■ DO THIS: Line by line, repeat the data below exactly, beginning at the first line and ending at the line with "const RED = '#ff0000';". Omit pictures.
-- START OF DATASET ROWS --
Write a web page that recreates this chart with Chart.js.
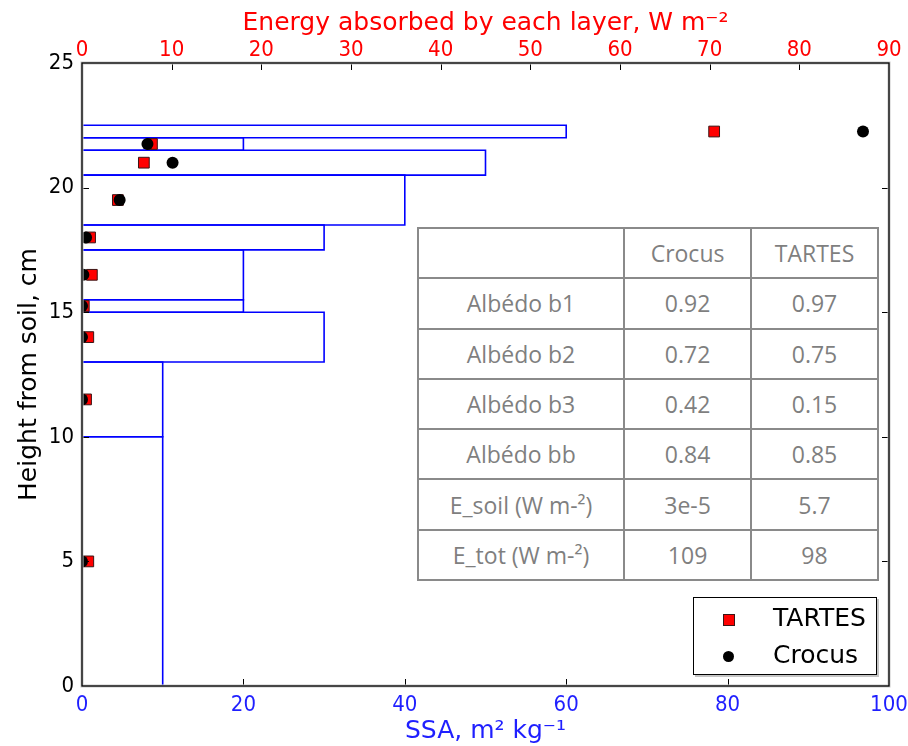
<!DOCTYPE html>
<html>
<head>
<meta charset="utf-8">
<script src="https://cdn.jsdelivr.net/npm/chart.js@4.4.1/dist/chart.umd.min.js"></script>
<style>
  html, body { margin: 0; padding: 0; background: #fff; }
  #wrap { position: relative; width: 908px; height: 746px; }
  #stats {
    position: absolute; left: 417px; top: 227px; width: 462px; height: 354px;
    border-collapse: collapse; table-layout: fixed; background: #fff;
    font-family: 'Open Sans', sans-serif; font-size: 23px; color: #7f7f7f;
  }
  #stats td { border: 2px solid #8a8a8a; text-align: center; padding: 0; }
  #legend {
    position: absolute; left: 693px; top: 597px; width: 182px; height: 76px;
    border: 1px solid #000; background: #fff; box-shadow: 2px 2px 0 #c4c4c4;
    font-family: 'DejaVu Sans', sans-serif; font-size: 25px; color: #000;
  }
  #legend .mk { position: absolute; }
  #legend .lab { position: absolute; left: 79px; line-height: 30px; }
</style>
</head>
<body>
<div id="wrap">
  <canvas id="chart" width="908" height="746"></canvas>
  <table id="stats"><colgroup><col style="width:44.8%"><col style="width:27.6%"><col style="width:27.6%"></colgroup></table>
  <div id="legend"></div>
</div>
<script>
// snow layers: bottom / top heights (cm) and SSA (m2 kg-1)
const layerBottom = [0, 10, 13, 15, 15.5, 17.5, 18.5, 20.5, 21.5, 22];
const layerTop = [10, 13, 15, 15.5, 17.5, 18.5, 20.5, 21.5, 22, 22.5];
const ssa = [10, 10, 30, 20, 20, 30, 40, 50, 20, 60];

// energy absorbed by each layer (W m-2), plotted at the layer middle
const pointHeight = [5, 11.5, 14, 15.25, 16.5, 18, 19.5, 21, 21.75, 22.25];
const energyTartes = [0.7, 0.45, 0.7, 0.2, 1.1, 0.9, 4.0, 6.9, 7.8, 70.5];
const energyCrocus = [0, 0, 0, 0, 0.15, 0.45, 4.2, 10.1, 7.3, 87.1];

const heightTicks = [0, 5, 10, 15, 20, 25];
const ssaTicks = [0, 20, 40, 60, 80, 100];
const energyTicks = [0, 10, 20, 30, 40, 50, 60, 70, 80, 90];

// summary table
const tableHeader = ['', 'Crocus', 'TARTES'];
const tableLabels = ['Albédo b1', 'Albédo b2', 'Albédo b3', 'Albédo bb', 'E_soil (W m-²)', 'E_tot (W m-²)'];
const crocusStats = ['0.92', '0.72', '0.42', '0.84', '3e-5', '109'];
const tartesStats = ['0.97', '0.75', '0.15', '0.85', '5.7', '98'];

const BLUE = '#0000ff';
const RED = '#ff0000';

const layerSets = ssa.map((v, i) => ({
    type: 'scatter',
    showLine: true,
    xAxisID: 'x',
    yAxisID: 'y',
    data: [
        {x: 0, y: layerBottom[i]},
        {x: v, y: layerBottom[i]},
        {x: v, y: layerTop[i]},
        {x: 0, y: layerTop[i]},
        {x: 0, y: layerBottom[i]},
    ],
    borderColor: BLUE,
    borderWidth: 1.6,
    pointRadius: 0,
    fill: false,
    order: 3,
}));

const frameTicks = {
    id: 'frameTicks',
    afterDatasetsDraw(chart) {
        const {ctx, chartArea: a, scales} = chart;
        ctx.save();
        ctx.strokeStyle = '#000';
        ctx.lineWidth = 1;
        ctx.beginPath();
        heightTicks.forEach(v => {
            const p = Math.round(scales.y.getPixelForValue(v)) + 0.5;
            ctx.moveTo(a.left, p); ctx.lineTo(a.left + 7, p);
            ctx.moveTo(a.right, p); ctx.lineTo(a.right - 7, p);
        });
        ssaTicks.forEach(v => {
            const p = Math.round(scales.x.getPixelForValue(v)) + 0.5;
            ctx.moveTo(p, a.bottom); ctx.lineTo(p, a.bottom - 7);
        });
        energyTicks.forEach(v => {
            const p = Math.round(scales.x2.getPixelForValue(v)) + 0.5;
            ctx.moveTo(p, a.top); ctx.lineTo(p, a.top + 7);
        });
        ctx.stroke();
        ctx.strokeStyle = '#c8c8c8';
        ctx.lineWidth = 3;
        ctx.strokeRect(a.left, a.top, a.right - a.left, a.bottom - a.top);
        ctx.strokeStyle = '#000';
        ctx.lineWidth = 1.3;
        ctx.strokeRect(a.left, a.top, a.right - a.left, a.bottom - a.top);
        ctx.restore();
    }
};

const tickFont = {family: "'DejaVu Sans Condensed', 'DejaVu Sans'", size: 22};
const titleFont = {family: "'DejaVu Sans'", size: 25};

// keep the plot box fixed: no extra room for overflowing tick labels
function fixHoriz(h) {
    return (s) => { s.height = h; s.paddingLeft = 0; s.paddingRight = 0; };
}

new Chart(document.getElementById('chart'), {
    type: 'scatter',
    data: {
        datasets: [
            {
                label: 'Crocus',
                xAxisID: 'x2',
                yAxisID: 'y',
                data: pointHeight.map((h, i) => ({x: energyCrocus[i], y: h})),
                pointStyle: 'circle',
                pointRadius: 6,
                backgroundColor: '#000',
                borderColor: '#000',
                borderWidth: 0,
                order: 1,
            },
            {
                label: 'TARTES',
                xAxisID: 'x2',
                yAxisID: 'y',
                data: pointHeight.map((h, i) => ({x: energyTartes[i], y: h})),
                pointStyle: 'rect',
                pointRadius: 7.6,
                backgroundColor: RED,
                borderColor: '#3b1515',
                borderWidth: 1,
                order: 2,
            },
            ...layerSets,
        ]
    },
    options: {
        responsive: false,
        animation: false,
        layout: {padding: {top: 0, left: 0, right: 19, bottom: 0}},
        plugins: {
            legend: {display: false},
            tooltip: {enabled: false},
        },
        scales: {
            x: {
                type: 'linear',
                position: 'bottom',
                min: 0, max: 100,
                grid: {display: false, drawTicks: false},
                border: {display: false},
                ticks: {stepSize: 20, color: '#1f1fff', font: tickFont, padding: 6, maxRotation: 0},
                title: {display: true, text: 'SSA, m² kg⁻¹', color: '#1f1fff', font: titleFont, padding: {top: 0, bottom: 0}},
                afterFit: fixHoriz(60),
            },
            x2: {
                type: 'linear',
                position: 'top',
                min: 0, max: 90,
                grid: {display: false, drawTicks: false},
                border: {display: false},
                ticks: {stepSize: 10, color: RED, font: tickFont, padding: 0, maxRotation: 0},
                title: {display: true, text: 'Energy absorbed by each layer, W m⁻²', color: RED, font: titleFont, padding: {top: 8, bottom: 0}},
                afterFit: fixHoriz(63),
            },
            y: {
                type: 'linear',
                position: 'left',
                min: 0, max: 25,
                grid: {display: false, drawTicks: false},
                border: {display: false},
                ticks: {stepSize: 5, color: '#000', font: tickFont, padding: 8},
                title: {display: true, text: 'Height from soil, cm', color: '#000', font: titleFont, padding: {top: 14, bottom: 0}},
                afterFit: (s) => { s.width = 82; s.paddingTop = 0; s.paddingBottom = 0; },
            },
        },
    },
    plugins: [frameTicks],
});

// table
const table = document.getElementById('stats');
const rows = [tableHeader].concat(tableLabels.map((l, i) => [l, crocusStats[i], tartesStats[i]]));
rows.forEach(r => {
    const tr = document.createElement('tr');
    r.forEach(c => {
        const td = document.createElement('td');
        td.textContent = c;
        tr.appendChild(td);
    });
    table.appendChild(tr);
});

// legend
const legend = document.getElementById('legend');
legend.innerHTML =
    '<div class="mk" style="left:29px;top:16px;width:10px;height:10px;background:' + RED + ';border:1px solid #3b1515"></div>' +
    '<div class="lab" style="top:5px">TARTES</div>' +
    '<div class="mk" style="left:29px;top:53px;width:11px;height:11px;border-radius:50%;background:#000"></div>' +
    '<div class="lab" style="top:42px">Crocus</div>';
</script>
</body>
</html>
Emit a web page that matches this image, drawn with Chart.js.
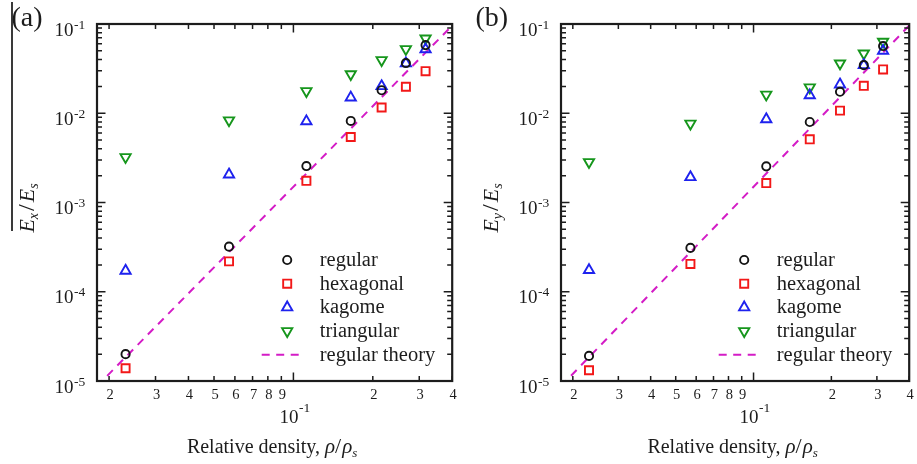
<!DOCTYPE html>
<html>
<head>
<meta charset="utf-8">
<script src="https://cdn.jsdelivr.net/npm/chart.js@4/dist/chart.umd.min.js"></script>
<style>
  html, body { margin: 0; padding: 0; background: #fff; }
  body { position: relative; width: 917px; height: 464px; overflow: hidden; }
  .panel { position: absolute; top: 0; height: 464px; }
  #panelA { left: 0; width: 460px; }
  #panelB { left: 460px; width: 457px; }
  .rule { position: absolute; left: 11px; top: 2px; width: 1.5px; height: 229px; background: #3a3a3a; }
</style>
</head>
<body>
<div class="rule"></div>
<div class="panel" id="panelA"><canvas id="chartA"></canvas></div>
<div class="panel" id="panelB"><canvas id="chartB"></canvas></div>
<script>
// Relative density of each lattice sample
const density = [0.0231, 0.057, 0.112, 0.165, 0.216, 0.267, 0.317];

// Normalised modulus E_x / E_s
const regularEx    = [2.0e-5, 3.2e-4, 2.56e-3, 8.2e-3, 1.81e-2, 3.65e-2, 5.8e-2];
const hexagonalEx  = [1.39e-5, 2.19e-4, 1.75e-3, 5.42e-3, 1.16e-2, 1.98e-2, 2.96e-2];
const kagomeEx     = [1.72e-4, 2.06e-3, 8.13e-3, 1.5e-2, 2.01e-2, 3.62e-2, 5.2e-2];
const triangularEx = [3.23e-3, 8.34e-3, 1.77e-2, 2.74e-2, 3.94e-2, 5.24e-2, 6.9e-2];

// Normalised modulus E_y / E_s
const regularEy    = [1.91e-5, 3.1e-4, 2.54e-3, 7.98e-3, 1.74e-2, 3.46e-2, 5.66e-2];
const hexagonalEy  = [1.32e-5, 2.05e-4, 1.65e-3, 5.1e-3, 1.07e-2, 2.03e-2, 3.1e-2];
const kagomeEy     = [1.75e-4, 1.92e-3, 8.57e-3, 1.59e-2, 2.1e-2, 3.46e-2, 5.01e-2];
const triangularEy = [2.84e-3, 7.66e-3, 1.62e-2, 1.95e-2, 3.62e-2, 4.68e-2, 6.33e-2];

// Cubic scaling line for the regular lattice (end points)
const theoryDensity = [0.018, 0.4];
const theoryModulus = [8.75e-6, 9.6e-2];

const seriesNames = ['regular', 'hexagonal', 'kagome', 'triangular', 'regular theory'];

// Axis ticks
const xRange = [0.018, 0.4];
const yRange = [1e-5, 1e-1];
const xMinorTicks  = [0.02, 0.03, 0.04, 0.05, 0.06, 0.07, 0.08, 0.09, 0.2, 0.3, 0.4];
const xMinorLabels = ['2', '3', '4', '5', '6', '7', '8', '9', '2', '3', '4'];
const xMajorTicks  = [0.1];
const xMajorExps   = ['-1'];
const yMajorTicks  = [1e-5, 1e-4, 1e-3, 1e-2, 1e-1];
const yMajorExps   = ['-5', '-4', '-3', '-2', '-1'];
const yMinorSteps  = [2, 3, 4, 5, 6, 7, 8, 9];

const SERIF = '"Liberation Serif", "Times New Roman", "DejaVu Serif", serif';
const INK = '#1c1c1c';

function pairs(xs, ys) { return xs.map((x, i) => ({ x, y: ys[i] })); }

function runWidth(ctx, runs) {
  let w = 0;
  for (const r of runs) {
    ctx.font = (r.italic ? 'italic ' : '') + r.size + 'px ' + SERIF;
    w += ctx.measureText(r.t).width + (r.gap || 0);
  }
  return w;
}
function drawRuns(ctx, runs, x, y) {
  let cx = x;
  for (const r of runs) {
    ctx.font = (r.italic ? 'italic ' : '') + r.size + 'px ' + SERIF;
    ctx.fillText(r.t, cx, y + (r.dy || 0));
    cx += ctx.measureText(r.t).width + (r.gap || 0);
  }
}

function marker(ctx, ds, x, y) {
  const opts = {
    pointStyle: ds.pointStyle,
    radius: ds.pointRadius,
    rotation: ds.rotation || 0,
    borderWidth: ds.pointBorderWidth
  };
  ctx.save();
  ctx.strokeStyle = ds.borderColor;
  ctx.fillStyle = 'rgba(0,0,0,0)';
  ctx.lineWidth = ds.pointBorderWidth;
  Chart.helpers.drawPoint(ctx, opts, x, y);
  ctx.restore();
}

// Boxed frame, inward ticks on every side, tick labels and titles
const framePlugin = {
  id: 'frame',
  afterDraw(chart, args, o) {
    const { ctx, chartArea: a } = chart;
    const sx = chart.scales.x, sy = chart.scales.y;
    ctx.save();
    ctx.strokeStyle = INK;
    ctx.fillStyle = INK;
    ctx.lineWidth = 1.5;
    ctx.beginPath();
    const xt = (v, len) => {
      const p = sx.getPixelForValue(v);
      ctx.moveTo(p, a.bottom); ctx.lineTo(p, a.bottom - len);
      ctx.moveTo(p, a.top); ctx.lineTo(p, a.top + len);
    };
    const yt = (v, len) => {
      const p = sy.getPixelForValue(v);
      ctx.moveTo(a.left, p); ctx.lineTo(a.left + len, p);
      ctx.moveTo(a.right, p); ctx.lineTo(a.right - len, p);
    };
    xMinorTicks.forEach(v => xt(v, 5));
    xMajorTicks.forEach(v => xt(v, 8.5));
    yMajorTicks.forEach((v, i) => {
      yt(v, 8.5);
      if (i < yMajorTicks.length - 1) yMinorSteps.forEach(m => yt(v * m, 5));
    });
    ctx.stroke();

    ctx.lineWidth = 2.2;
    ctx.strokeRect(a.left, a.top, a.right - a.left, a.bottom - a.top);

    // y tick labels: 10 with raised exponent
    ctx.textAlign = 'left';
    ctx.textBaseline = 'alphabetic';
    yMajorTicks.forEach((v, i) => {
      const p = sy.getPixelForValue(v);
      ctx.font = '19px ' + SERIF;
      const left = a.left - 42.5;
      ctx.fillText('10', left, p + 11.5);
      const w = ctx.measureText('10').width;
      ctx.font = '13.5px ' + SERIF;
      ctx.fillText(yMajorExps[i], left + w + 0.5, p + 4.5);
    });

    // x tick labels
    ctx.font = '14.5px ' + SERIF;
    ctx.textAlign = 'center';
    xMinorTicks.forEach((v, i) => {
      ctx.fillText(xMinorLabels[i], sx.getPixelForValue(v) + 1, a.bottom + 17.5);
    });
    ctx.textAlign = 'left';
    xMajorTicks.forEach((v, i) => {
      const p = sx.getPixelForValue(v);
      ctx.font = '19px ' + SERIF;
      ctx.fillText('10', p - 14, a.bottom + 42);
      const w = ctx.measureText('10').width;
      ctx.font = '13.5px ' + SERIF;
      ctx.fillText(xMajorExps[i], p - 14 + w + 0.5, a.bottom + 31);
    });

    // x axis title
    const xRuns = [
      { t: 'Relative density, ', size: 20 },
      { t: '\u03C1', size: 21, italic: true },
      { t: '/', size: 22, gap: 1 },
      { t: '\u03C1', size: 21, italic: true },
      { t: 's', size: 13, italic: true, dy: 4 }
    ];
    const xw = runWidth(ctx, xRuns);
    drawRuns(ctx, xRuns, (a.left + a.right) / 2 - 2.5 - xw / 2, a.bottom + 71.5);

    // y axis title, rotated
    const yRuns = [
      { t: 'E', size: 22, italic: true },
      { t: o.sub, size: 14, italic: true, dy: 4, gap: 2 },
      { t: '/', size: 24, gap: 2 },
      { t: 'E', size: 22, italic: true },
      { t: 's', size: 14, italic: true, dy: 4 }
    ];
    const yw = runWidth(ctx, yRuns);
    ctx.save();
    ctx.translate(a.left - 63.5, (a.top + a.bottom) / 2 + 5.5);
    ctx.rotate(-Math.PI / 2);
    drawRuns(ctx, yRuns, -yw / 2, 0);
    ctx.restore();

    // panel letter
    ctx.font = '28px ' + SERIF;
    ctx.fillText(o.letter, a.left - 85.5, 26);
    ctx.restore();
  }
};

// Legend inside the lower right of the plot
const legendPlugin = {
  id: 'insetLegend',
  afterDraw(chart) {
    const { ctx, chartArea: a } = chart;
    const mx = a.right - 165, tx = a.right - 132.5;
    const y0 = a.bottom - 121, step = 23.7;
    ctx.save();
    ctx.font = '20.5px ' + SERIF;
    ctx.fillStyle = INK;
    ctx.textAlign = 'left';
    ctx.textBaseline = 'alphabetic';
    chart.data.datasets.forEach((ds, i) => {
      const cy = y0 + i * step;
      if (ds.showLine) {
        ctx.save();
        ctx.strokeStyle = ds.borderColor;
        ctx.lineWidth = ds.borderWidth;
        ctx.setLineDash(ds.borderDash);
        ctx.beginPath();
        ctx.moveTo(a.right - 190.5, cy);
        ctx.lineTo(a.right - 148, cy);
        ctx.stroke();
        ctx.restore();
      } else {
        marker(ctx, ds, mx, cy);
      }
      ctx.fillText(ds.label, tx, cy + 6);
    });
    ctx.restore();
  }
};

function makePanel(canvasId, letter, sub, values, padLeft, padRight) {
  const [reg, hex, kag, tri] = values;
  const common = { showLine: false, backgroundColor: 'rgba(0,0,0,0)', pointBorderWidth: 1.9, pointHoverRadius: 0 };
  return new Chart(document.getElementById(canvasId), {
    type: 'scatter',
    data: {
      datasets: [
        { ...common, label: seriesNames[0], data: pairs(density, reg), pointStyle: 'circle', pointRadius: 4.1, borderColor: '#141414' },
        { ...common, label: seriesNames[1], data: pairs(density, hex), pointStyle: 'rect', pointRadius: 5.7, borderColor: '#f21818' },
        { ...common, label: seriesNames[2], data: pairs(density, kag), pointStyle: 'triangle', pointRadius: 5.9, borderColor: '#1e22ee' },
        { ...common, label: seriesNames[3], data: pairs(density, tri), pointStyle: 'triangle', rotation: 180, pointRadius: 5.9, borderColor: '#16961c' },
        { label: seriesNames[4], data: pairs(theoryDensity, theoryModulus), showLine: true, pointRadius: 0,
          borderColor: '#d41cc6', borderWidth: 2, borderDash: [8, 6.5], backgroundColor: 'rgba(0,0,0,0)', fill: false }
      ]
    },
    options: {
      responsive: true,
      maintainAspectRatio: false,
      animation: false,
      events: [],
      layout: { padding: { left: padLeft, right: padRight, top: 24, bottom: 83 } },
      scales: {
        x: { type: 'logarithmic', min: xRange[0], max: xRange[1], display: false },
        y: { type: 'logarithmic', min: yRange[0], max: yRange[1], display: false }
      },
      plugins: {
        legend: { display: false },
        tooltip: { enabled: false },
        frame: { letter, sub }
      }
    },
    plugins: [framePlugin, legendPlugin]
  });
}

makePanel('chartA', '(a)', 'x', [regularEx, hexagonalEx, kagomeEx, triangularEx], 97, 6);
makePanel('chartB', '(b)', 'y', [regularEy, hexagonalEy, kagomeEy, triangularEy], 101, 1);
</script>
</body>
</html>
-- END OF DATASET ROWS --
■ ANSWER TO THIS EXERCISE:
Write a web page that recreates this chart with Chart.js.
<!DOCTYPE html>
<html>
<head>
<meta charset="utf-8">
<script src="https://cdn.jsdelivr.net/npm/chart.js@4.4.1/dist/chart.umd.min.js"></script>
<style>
  html, body { margin: 0; padding: 0; background: #fff; }
  #wrap { position: relative; width: 908px; height: 746px; }
  #stats {
    position: absolute; left: 417px; top: 227px; width: 462px; height: 354px;
    border-collapse: collapse; table-layout: fixed; background: #fff;
    font-family: 'Open Sans', sans-serif; font-size: 23px; color: #7f7f7f;
  }
  #stats td { border: 2px solid #8a8a8a; text-align: center; padding: 0; }
  #legend {
    position: absolute; left: 693px; top: 597px; width: 182px; height: 76px;
    border: 1px solid #000; background: #fff; box-shadow: 2px 2px 0 #c4c4c4;
    font-family: 'DejaVu Sans', sans-serif; font-size: 25px; color: #000;
  }
  #legend .mk { position: absolute; }
  #legend .lab { position: absolute; left: 79px; line-height: 30px; }
</style>
</head>
<body>
<div id="wrap">
  <canvas id="chart" width="908" height="746"></canvas>
  <table id="stats"><colgroup><col style="width:44.8%"><col style="width:27.6%"><col style="width:27.6%"></colgroup></table>
  <div id="legend"></div>
</div>
<script>
// snow layers: bottom / top heights (cm) and SSA (m2 kg-1)
const layerBottom = [0, 10, 13, 15, 15.5, 17.5, 18.5, 20.5, 21.5, 22];
const layerTop = [10, 13, 15, 15.5, 17.5, 18.5, 20.5, 21.5, 22, 22.5];
const ssa = [10, 10, 30, 20, 20, 30, 40, 50, 20, 60];

// energy absorbed by each layer (W m-2), plotted at the layer middle
const pointHeight = [5, 11.5, 14, 15.25, 16.5, 18, 19.5, 21, 21.75, 22.25];
const energyTartes = [0.7, 0.45, 0.7, 0.2, 1.1, 0.9, 4.0, 6.9, 7.8, 70.5];
const energyCrocus = [0, 0, 0, 0, 0.15, 0.45, 4.2, 10.1, 7.3, 87.1];

const heightTicks = [0, 5, 10, 15, 20, 25];
const ssaTicks = [0, 20, 40, 60, 80, 100];
const energyTicks = [0, 10, 20, 30, 40, 50, 60, 70, 80, 90];

// summary table
const tableHeader = ['', 'Crocus', 'TARTES'];
const tableLabels = ['Albédo b1', 'Albédo b2', 'Albédo b3', 'Albédo bb', 'E_soil (W m-²)', 'E_tot (W m-²)'];
const crocusStats = ['0.92', '0.72', '0.42', '0.84', '3e-5', '109'];
const tartesStats = ['0.97', '0.75', '0.15', '0.85', '5.7', '98'];

const BLUE = '#0000ff';
const RED = '#ff0000';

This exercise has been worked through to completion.